Meghan Markle, the divorcee from Los Angeles now engaged to Britain’s Prince Harry, is a lovely woman. But though the actress has ennobled herself as an advocate for women, she lives in the public eye as a character on “Suits.”
That’s unfortunate, because the cheesy TV series could serve as a primer on how women undermine their careers by the way they dress. Oh, there are other forces working against them in male-dominated industries, but how women present themselves should be an easy hurdle to cross.
“Suits” refers to the traditional business armor worn by the go-getters at a fictional high-style law firm. It’s about immaculate tailoring that hides body parts and, with it, physical imperfections. Suits speak of power.

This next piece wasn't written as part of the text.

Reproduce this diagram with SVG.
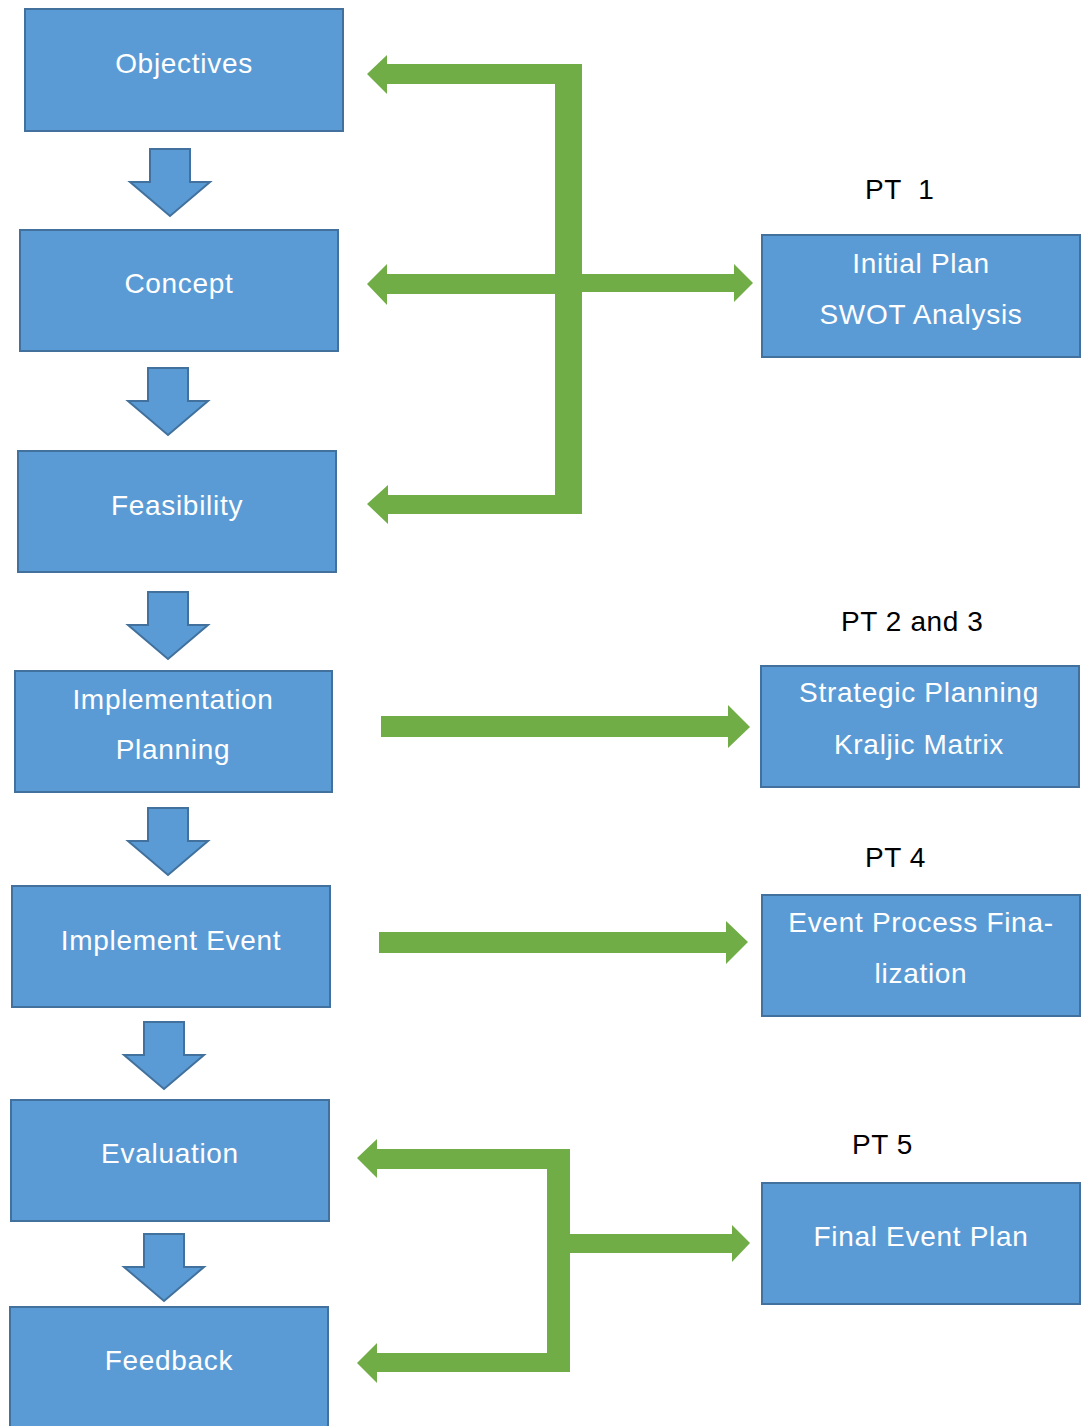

In “Suits,” every man wears a suit to the office, but the women rarely do. They’re usually poured into tight-fitting dresses or, like Markle’s character, in snug blouses with buttons straining to hold it all together. Every female rear end is accentuated for male inspection.
There’s a gender issue in “Suits,” and it isn’t sexual harassment. By the way, sexual harassment is inexcusable no matter what the woman is wearing.
The issue is gravitas, or lack of it on the part of the women. The female characters are smart and tough, but their dress undermines these qualities. Suits let the men gracefully go gray, put on pounds and celebrate their 45th birthdays. The women without them disappear.
The men get the macho lines—“Start making us some real money, or go back to being a lawyer”—while the women tend to converse with kittenish innuendo. The contrast holds together because the women are dressed for submission.
That women sexualize themselves against their professional interests can be largely blamed on vendors of fashion. The last thing the industry wants is for working women to keep five good suits in their closet and call it a day—as many male executives do.
Women headed that way in the 1970s and ’80s, but they had to be stopped. That’s why fashion executives continue to mock women’s suits as frumpy.
In a recent article titled “Shake Up Your Work Look,” Alison Loehnis, the head of Net-a-Porter, bashes pantsuits for women. In the typical language of phony empowerment, she urges women to “feel secure in making bold statements.”
“These Gianvito Rossi sandals are my perfect shoes,” Loehnis says of an $815 pair with 4-inch heels and an ankle strap suggestive of bondage. This was in The Wall Street Journal, of all places.
In “Suits,” the men stride across the office in flat footwear. The women mince in spike heels. Forget about even 2-inchers. No, the women in “Suits” must wear 3- or 4-inch stilettos.
Some bizarro manipulation of female opinion has turned spike heels into a symbol of power. Actually, they speak of immobility. They do make the butt look larger—also the breasts by forcing the back to arch. If that’s what a woman wants, there she has it. If she seeks to be noted for her smarts, she might reconsider.
The dresses on “Suits” are not trashy. They tend toward expensive European labels and fine fabrics. Only the tight fit makes them vulgar. Some of the sleeveless shift dresses worn in “Suits” would look fine at an outdoor cocktail party.
But consider: How many naked male biceps have you seen in the executive suite?
As a royal family member in the making, Markle is presenting herself in a chic but dignified manner with shoes one can walk in. May she become an example to fashion victims everywhere. The female royals know all about tailored suits.